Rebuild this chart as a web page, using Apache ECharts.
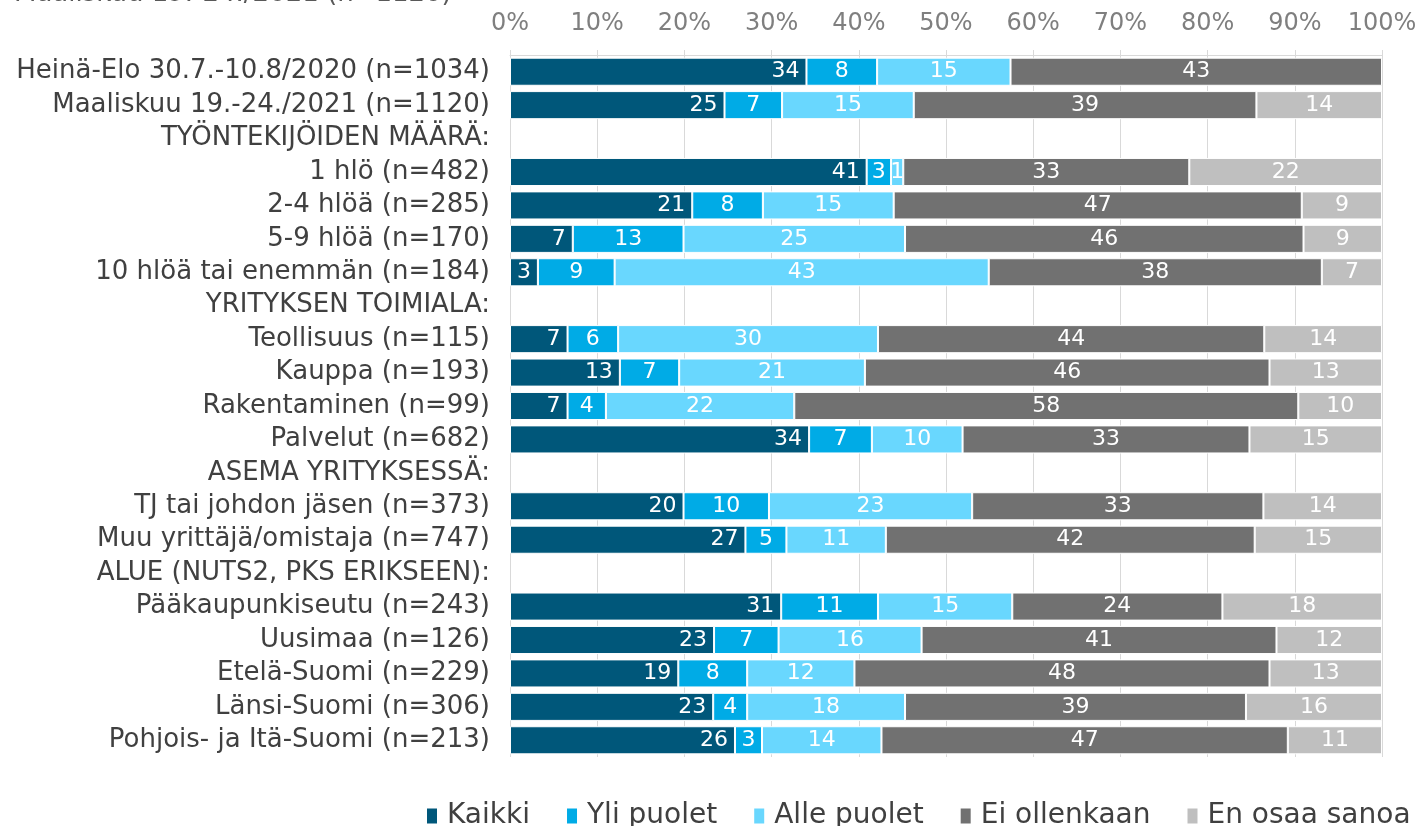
<!DOCTYPE html>
<html><head><meta charset="utf-8">
<script src="https://cdn.jsdelivr.net/npm/echarts@6/dist/echarts.min.js"></script>
<style>html,body{margin:0;padding:0;background:#fff}#c{width:1420px;height:826px}</style>
</head><body><div id="c"></div><script>
const titleText = 'Maaliskuu 19.-24./2021 (n=1120)';
const categories = [
  'Heinä-Elo 30.7.-10.8/2020 (n=1034)',
  'Maaliskuu 19.-24./2021 (n=1120)',
  'TYÖNTEKIJÖIDEN MÄÄRÄ:',
  '1 hlö (n=482)',
  '2-4 hlöä (n=285)',
  '5-9 hlöä (n=170)',
  '10 hlöä tai enemmän (n=184)',
  'YRITYKSEN TOIMIALA:',
  'Teollisuus (n=115)',
  'Kauppa (n=193)',
  'Rakentaminen (n=99)',
  'Palvelut (n=682)',
  'ASEMA YRITYKSESSÄ:',
  'TJ tai johdon jäsen (n=373)',
  'Muu yrittäjä/omistaja (n=747)',
  'ALUE (NUTS2, PKS ERIKSEEN):',
  'Pääkaupunkiseutu (n=243)',
  'Uusimaa (n=126)',
  'Etelä-Suomi (n=229)',
  'Länsi-Suomi (n=306)',
  'Pohjois- ja Itä-Suomi (n=213)'
];
const seriesNames = ['Kaikki', 'Yli puolet', 'Alle puolet', 'Ei ollenkaan', 'En osaa sanoa'];
const kaikki      = [34.0, 24.6, null, 40.9, 20.9, 7.2, 3.2, null, 6.6, 12.6, 6.6, 34.3, null, 19.9, 27.0, null, 31.1, 23.4, 19.3, 23.3, 25.8];
const yliPuolet   = [8.1, 6.6, null, 2.8, 8.1, 12.7, 8.8, null, 5.8, 6.8, 4.4, 7.2, null, 9.8, 4.7, null, 11.1, 7.4, 7.9, 3.9, 3.1];
const allePuolet  = [15.3, 15.1, null, 1.4, 15.0, 25.4, 42.9, null, 29.8, 21.3, 21.6, 10.4, null, 23.3, 11.4, null, 15.4, 16.4, 12.3, 18.1, 13.7];
const eiOllenkaan = [42.6, 39.3, null, 32.8, 46.8, 45.7, 38.2, null, 44.3, 46.4, 57.8, 32.9, null, 33.4, 42.3, null, 24.1, 40.7, 47.6, 39.1, 46.6];
const enOsaa      = [null, 14.4, null, 22.1, 9.2, 9.0, 6.9, null, 13.5, 12.9, 9.6, 15.2, null, 13.6, 14.6, null, 18.3, 12.1, 12.9, 15.6, 10.8];
const xTicks = [0, 10, 20, 30, 40, 50, 60, 70, 80, 90, 100];
const colors = ['#00577A', '#00ABE6', '#69D7FE', '#717171', '#BFBFBF'];

const FONT = 'DejaVu Sans';
const allData = [kaikki, yliPuolet, allePuolet, eiOllenkaan, enOsaa];
const chart = echarts.init(document.getElementById('c'), null, {renderer: 'canvas'});
chart.setOption({
  animation: false,
  textStyle: {fontFamily: FONT},
  graphic: [{
    type: 'text', left: 14, top: -19,
    style: {text: titleText, font: '26px "DejaVu Sans"', fill: '#595959'}
  }],
  legend: {
    top: 802, left: 425, width: 1100, padding: 0,
    itemWidth: 12, itemHeight: 17, itemGap: 35, icon: 'rect',
    textStyle: {fontSize: 28, color: '#404040', fontFamily: FONT, padding: [0, 0, 0, 4]},
    data: seriesNames
  },
  grid: {left: 510, right: 38, top: 55, bottom: 69},
  xAxis: {
    type: 'value', position: 'top', min: xTicks[0], max: xTicks[xTicks.length - 1], interval: 10,
    axisLabel: {formatter: '{value}%', fontSize: 24, color: '#7F7F7F', margin: 19, fontFamily: FONT},
    axisLine: {show: true, lineStyle: {color: '#D9D9D9', width: 1}},
    axisTick: {show: true, length: 5, lineStyle: {color: '#D9D9D9'}},
    splitLine: {show: true, lineStyle: {color: '#D9D9D9', width: 1}}
  },
  yAxis: {
    type: 'category', inverse: true, data: categories,
    axisLine: {show: false}, axisTick: {show: false},
    axisLabel: {interval: 0, fontSize: 26, color: '#404040', margin: 20, fontFamily: FONT}
  },
  series: seriesNames.map((name, i) => ({
    name, type: 'bar', stack: 'total', data: allData[i],
    barCategoryGap: '16%',
    itemStyle: {color: colors[i], borderColor: '#fff', borderWidth: 1},
    label: {
      show: true, position: i === 0 ? 'insideRight' : 'inside', distance: 7,
      color: '#fff', fontSize: 22, fontFamily: FONT,
      formatter: p => (p.value == null || p.value === 0) ? '' : String(Math.round(p.value))
    }
  }))
});
</script></body></html>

####

- _EXERCISE_:
All of the material above needs to be restated exactly, with no pictures.

- _TASK RESULT_:
Rebuild this chart as a web page, using Apache ECharts.
<!DOCTYPE html>
<html><head><meta charset="utf-8">
<script src="https://cdn.jsdelivr.net/npm/echarts@6/dist/echarts.min.js"></script>
<style>html,body{margin:0;padding:0;background:#fff}#c{width:1420px;height:826px}</style>
</head><body><div id="c"></div><script>
const titleText = 'Maaliskuu 19.-24./2021 (n=1120)';
const categories = [
  'Heinä-Elo 30.7.-10.8/2020 (n=1034)',
  'Maaliskuu 19.-24./2021 (n=1120)',
  'TYÖNTEKIJÖIDEN MÄÄRÄ:',
  '1 hlö (n=482)',
  '2-4 hlöä (n=285)',
  '5-9 hlöä (n=170)',
  '10 hlöä tai enemmän (n=184)',
  'YRITYKSEN TOIMIALA:',
  'Teollisuus (n=115)',
  'Kauppa (n=193)',
  'Rakentaminen (n=99)',
  'Palvelut (n=682)',
  'ASEMA YRITYKSESSÄ:',
  'TJ tai johdon jäsen (n=373)',
  'Muu yrittäjä/omistaja (n=747)',
  'ALUE (NUTS2, PKS ERIKSEEN):',
  'Pääkaupunkiseutu (n=243)',
  'Uusimaa (n=126)',
  'Etelä-Suomi (n=229)',
  'Länsi-Suomi (n=306)',
  'Pohjois- ja Itä-Suomi (n=213)'
];
const seriesNames = ['Kaikki', 'Yli puolet', 'Alle puolet', 'Ei ollenkaan', 'En osaa sanoa'];
const kaikki      = [34.0, 24.6, null, 40.9, 20.9, 7.2, 3.2, null, 6.6, 12.6, 6.6, 34.3, null, 19.9, 27.0, null, 31.1, 23.4, 19.3, 23.3, 25.8];
const yliPuolet   = [8.1, 6.6, null, 2.8, 8.1, 12.7, 8.8, null, 5.8, 6.8, 4.4, 7.2, null, 9.8, 4.7, null, 11.1, 7.4, 7.9, 3.9, 3.1];
const allePuolet  = [15.3, 15.1, null, 1.4, 15.0, 25.4, 42.9, null, 29.8, 21.3, 21.6, 10.4, null, 23.3, 11.4, null, 15.4, 16.4, 12.3, 18.1, 13.7];
const eiOllenkaan = [42.6, 39.3, null, 32.8, 46.8, 45.7, 38.2, null, 44.3, 46.4, 57.8, 32.9, null, 33.4, 42.3, null, 24.1, 40.7, 47.6, 39.1, 46.6];
const enOsaa      = [null, 14.4, null, 22.1, 9.2, 9.0, 6.9, null, 13.5, 12.9, 9.6, 15.2, null, 13.6, 14.6, null, 18.3, 12.1, 12.9, 15.6, 10.8];
const xTicks = [0, 10, 20, 30, 40, 50, 60, 70, 80, 90, 100];
const colors = ['#00577A', '#00ABE6', '#69D7FE', '#717171', '#BFBFBF'];

const FONT = 'DejaVu Sans';
const allData = [kaikki, yliPuolet, allePuolet, eiOllenkaan, enOsaa];
const chart = echarts.init(document.getElementById('c'), null, {renderer: 'canvas'});
chart.setOption({
  animation: false,
  textStyle: {fontFamily: FONT},
  graphic: [{
    type: 'text', left: 14, top: -19,
    style: {text: titleText, font: '26px "DejaVu Sans"', fill: '#595959'}
  }],
  legend: {
    top: 802, left: 425, width: 1100, padding: 0,
    itemWidth: 12, itemHeight: 17, itemGap: 35, icon: 'rect',
    textStyle: {fontSize: 28, color: '#404040', fontFamily: FONT, padding: [0, 0, 0, 4]},
    data: seriesNames
  },
  grid: {left: 510, right: 38, top: 55, bottom: 69},
  xAxis: {
    type: 'value', position: 'top', min: xTicks[0], max: xTicks[xTicks.length - 1], interval: 10,
    axisLabel: {formatter: '{value}%', fontSize: 24, color: '#7F7F7F', margin: 19, fontFamily: FONT},
    axisLine: {show: true, lineStyle: {color: '#D9D9D9', width: 1}},
    axisTick: {show: true, length: 5, lineStyle: {color: '#D9D9D9'}},
    splitLine: {show: true, lineStyle: {color: '#D9D9D9', width: 1}}
  },
  yAxis: {
    type: 'category', inverse: true, data: categories,
    axisLine: {show: false}, axisTick: {show: false},
    axisLabel: {interval: 0, fontSize: 26, color: '#404040', margin: 20, fontFamily: FONT}
  },
  series: seriesNames.map((name, i) => ({
    name, type: 'bar', stack: 'total', data: allData[i],
    barCategoryGap: '16%',
    itemStyle: {color: colors[i], borderColor: '#fff', borderWidth: 1},
    label: {
      show: true, position: i === 0 ? 'insideRight' : 'inside', distance: 7,
      color: '#fff', fontSize: 22, fontFamily: FONT,
      formatter: p => (p.value == null || p.value === 0) ? '' : String(Math.round(p.value))
    }
  }))
});
</script></body></html>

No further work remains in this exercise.